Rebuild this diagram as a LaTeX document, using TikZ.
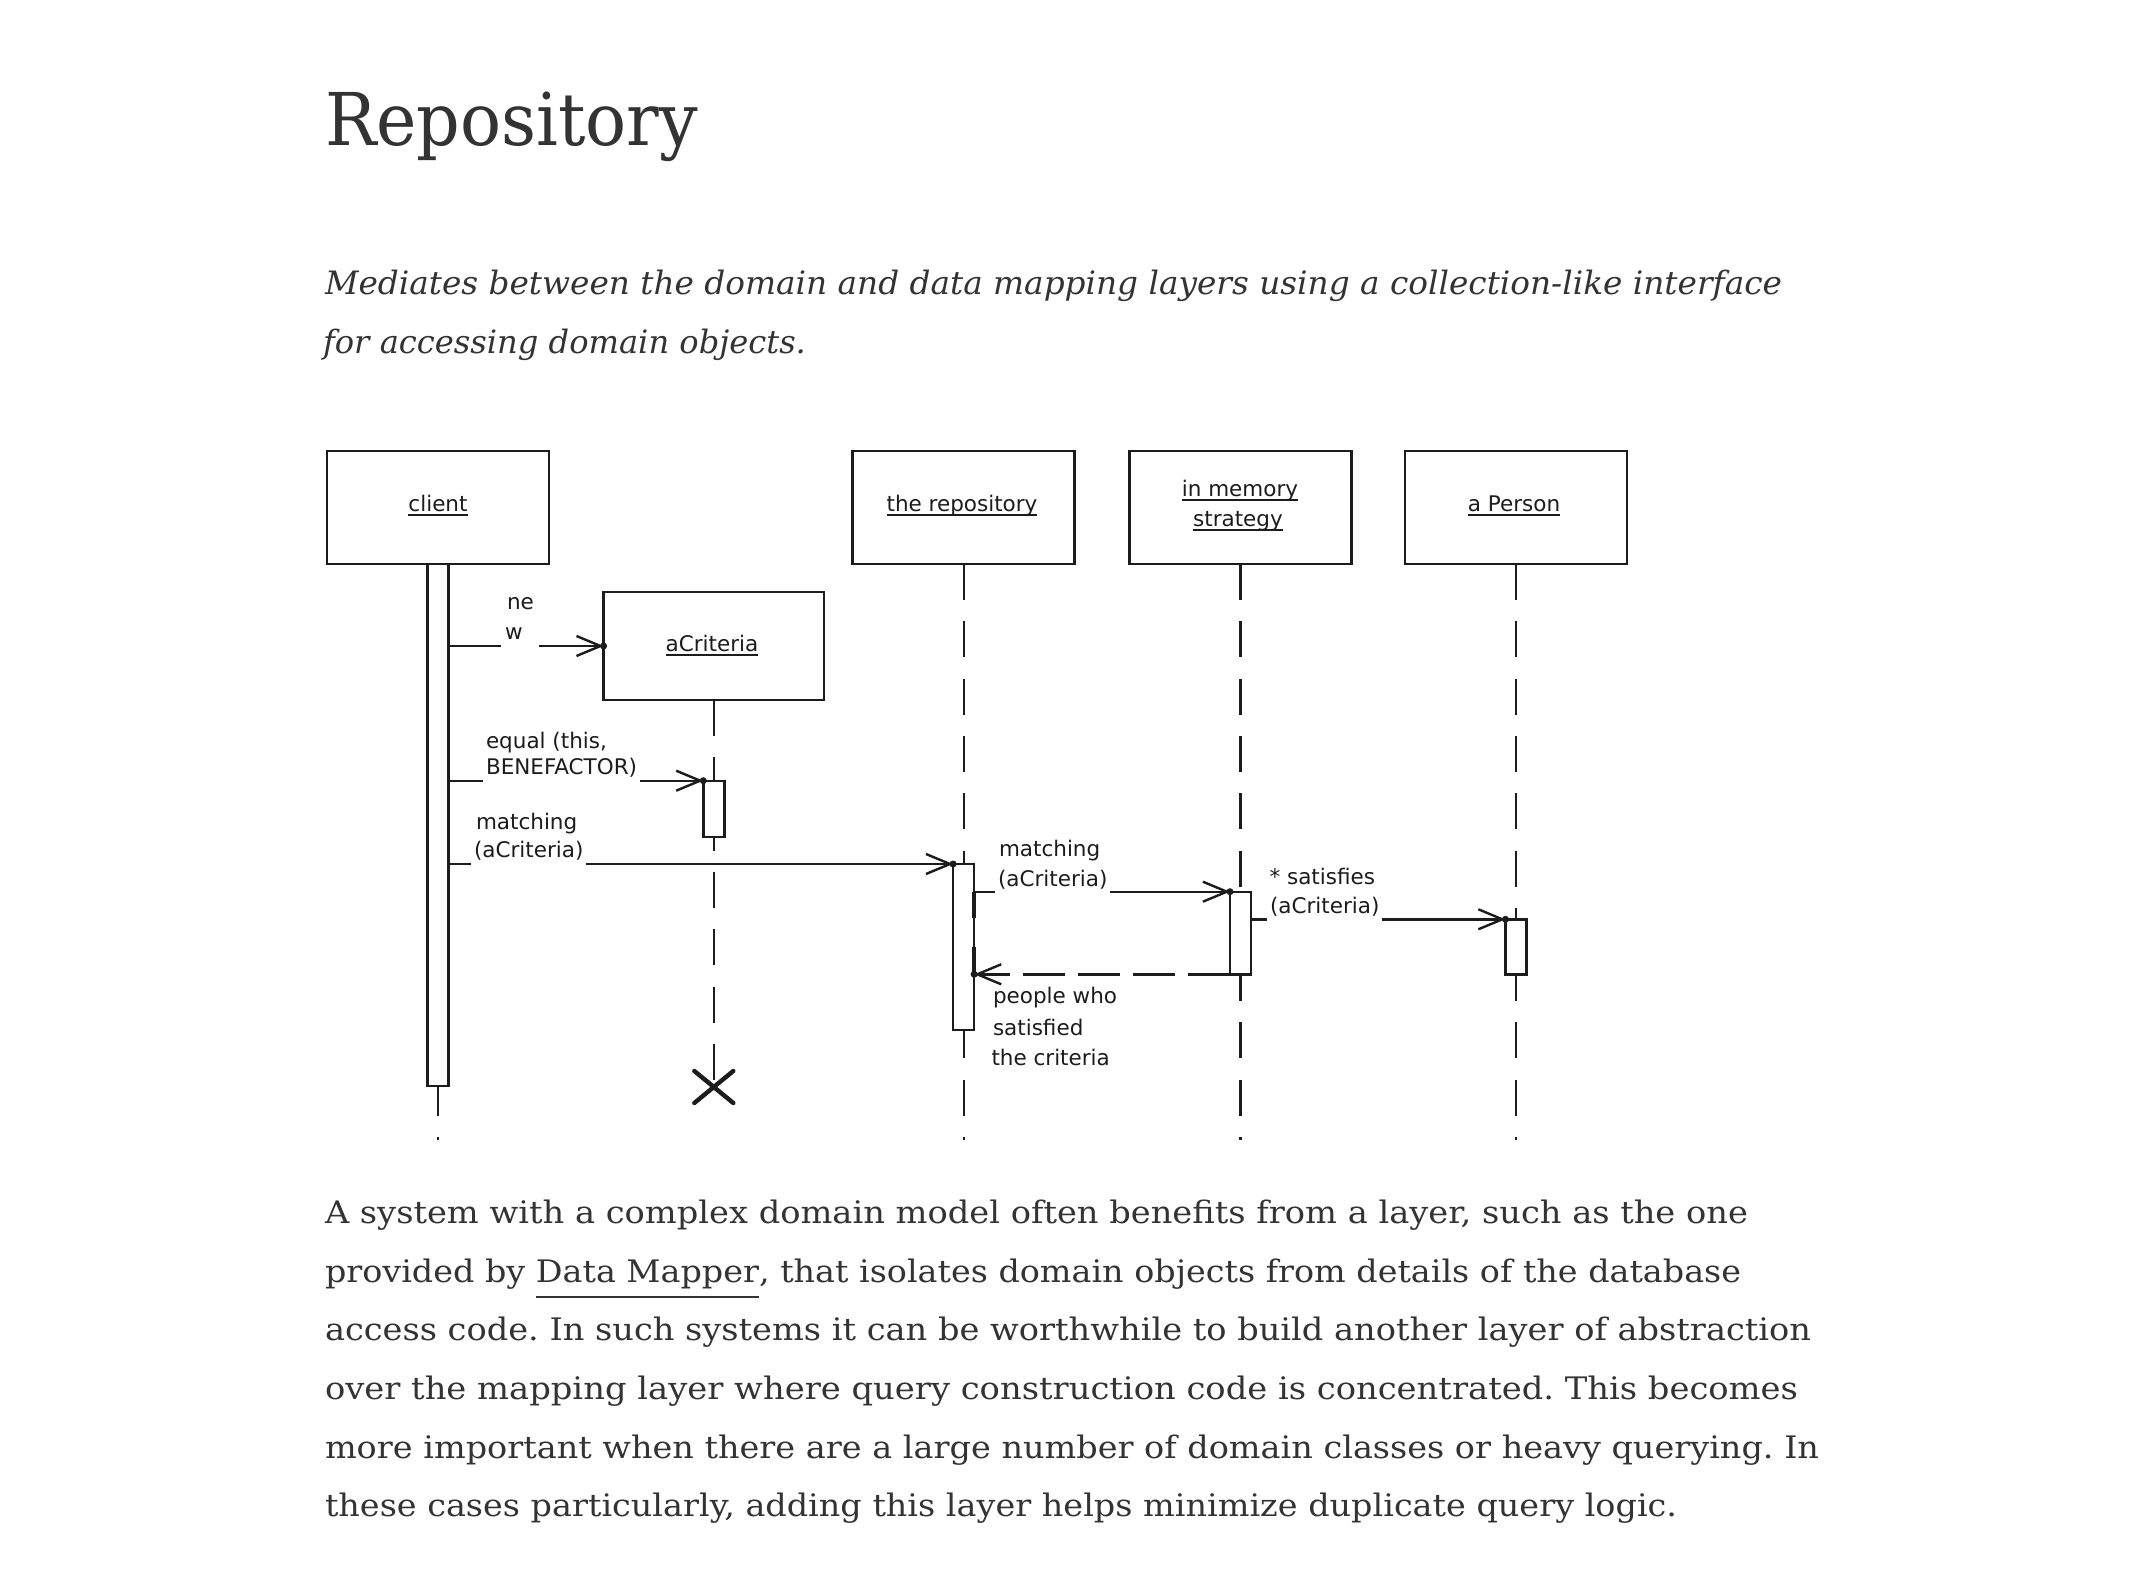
\documentclass[tikz,border=0pt]{standalone}
\usepackage{fontspec}
\usepackage{graphicx}
\usetikzlibrary{arrows.meta,shapes.misc}
\setmainfont{DejaVu Serif}
\newfontfamily\diafont{DejaVu Sans}
\definecolor{ink}{HTML}{333333}
\definecolor{lineink}{HTML}{1C1C1C}
\frenchspacing

% underlined instance name, as in a UML object box
\newcommand\objname[1]{\setbox0=\hbox{#1}\rlap{\rule[-2.3pt]{\wd0}{1.25pt}}\box0}
% link-style underline in the prose
\newcommand\linkname[1]{\setbox0=\hbox{#1}\rlap{\rule[-7.95pt]{\wd0}{1.2pt}}\box0}
% one line of prose set to a given width, height kept
\newcommand\fitline[2]{\resizebox{#1}{\height}{#2}}

\begin{document}
\begin{tikzpicture}[x=0.5pt,y=-0.5pt,
  every node/.style={inner sep=0pt, outer sep=0pt},
  prose/.style={anchor=base west, text=ink, font=\fontsize{15.5pt}{18pt}\selectfont},
  objbox/.style={draw=lineink, line width=1.35pt, minimum width=111pt, minimum height=56.5pt},
  bar/.style={draw=lineink, fill=white, line width=1.2pt, minimum width=10.5pt, anchor=north},
  lifeline/.style={draw=lineink, line width=1.1pt, dash pattern=on 18pt off 10.65pt},
  msg/.style={draw=lineink, line width=1.2pt},
  call/.style={msg, -{Straight Barb[length=12pt,width=10pt]}},
  reply/.style={msg, dash pattern=on 20.85pt off 6.65pt, -{Straight Barb[length=12pt,width=10pt]}},
  lbl/.style={anchor=base west, text=lineink, font=\diafont\fontsize{10.75pt}{13pt}\selectfont},
  objlbl/.style={lbl, anchor=base},
  gap/.style={inner xsep=1.5pt},
  tipdot/.style={fill=lineink}
]
\fill[white] (0,0) rectangle (2132,1588);
\useasboundingbox (0,0) rectangle (2132,1588);

% ---------------- heading and lead ----------------
\node[prose, font=\fontsize{36.4pt}{40pt}\selectfont] (title) at (325,146) {\fitline{186.5pt}{Repository}};
\node[prose, font=\itshape\fontsize{16.1pt}{20pt}\selectfont] (lead1) at (325,295)
  {\fitline{728.5pt}{Mediates between the domain and data mapping layers using a collection-like interface}};
\node[prose, font=\itshape\fontsize{16.1pt}{20pt}\selectfont] (lead2) at (323,353.3)
  {\fitline{241.5pt}{for accessing domain objects.}};

% ---------------- message levels ----------------
\coordinate (yEq) at (0,780.7);
\coordinate (yM1) at (0,864);
\coordinate (yM2) at (0,891.7);
\coordinate (yS)  at (0,919.3);
\coordinate (yT1) at (0,918.3);
\coordinate (yT2) at (0,946.7);
\coordinate (yT3) at (0,976.7);
\coordinate (yX)  at (0,1087);
\coordinate (yEnd) at (0,1140);

% ---------------- participants ----------------
\node[objbox] (client) at (438,507.5) {};
\node[objbox] (repo)   at (963.6,507.5) {};
\node[objbox] (mem)    at (1240.5,507.5) {};
\node[objbox] (person) at (1516,507.5) {};
\node[objbox, minimum width=110.2pt, minimum height=54pt] (crit) at (713.8,646) {};

\node[objlbl] (tclient) at (438,511.7)   {\objname{client}};
\node[objlbl] (trepo)   at (962,511.7)   {\objname{the repository}};
\node[objlbl] (tmem1)   at (1240,496.7)  {\objname{in memory}};
\node[objlbl] (tmem2)   at (1238,526.7)  {\objname{strategy}};
\node[objlbl] (tperson) at (1514,511.7)  {\objname{a Person}};
\node[objlbl] (tcrit)   at (712,651.7)   {\objname{aCriteria}};

% ---------------- lifelines ----------------
\draw[lifeline] (client.south) -- (client.south |- yEnd);
\draw[lifeline] (repo.south)   -- (repo.south |- yEnd);
\draw[lifeline] (mem.south)    -- (mem.south |- yEnd);
\draw[lifeline] (person.south) -- (person.south |- yEnd);
\node[cross out, draw=lineink, line width=2.2pt, line cap=round,
      minimum width=19.5pt, minimum height=16pt] (kill) at (crit.south |- yX) {};
\draw[lifeline] (crit.south) -- (kill.center);

% ---------------- activations ----------------
\node[bar, minimum height=261pt]  (cbar) at (client.south) {};
\node[bar, minimum height=28pt]   (abar) at (crit.south |- yEq) {};
\node[bar, minimum height=83pt]   (rbar) at (repo.south |- yM1) {};
\node[bar, minimum height=41.3pt] (mbar) at (mem.south |- yM2) {};
\node[bar, minimum height=27.5pt] (pbar) at (person.south |- yS) {};

% ---------------- labels ----------------
\node[lbl] (lnew1) at (507,610) {ne};
\node[lbl, text width=15pt, inner xsep=2pt, align=left] (lnew2) at (501,640) {w};
\node[lbl] (leq1) at (486,748) {equal (this,};
\node[lbl, gap] (leq2) at (483,775) {BENEFACTOR)};
\node[lbl] (lm1) at (476,829) {matching};
\node[lbl, gap] (lm2) at (471,857) {(aCriteria)};
\node[lbl] (lmm1) at (999,856.7) {matching};
\node[lbl, gap] (lmm2) at (995,886) {(aCriteria)};
\node[lbl] (ls1) at (1269.5,884) {* satisfies};
\node[lbl, gap] (ls2) at (1267,913.3) {(aCriteria)};
\node[lbl] (lp1) at (993,1003.3) {people who};
\node[lbl] (lp2) at (993,1035) {satisfied};
\node[lbl] (lp3) at (991.5,1065.7) {the criteria};

% ---------------- messages ----------------
% new
\draw[msg]  (cbar.east |- crit.west) -- (lnew2.west |- crit.west);
\draw[call] (lnew2.east |- crit.west) -- (crit.west);
\fill[tipdot] (crit.west) circle[radius=3.5];
% equal (this, BENEFACTOR)
\draw[msg]  (cbar.east |- abar.north) -- (leq2.west |- abar.north);
\draw[call] (leq2.east |- abar.north) -- (abar.north west);
\fill[tipdot] (abar.north west) circle[radius=3.5];
% matching (aCriteria) to the repository
\draw[msg]  (cbar.east |- rbar.north) -- (lm2.west |- rbar.north);
\draw[call] (lm2.east |- rbar.north) -- (rbar.north west);
\fill[tipdot] (rbar.north west) circle[radius=3.5];
% matching (aCriteria) to the strategy
\draw[msg]  (rbar.east |- mbar.north) -- (lmm2.west |- mbar.north);
\draw[call] (lmm2.east |- mbar.north) -- (mbar.north west);
\fill[tipdot] (mbar.north west) circle[radius=3.5];
% * satisfies (aCriteria)
\draw[msg]  (mbar.east |- pbar.north) -- (ls2.west |- pbar.north);
\draw[call] (ls2.east |- pbar.north) -- (pbar.north west);
\fill[tipdot] (pbar.north west) circle[radius=3.5];
% result back to the repository
\draw[reply] (mbar.south west) -- (rbar.east |- mbar.south);
\fill[tipdot] (rbar.east |- mbar.south) circle[radius=3.5];
% heavy marks on the repository activation
\draw[lineink, line width=2pt] (rbar.east |- yM2) -- (rbar.east |- yT1);
\draw[lineink, line width=2pt] (rbar.east |- yT2) -- (rbar.east |- yT3);

% ---------------- body text ----------------
\node[prose] (p1) at (325,1223.3) {\fitline{711.5pt}{A system with a complex domain model often benefits from a layer, such as the one}};
\node[prose] (p2) at (325,1282)   {\fitline{708pt}{provided by \linkname{Data Mapper}, that isolates domain objects from details of the database}};
\node[prose] (p3) at (325,1340.7) {\fitline{743pt}{access code. In such systems it can be worthwhile to build another layer of abstraction}};
\node[prose] (p4) at (325,1399.4) {\fitline{736.5pt}{over the mapping layer where query construction code is concentrated. This becomes}};
\node[prose] (p5) at (325,1458)   {\fitline{747pt}{more important when there are a large number of domain classes or heavy querying. In}};
\node[prose] (p6) at (325,1516.7) {\fitline{676pt}{these cases particularly, adding this layer helps minimize duplicate query logic.}};
\end{tikzpicture}
\end{document}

## WHAT IS EXPECTED
Copy out every line from the data above that has "using" in it.

## RESULT OF THIS EXERCISE
Rebuild this diagram as a LaTeX document, using TikZ.
  {\fitline{728.5pt}{Mediates between the domain and data mapping layers using a collection-like interface}};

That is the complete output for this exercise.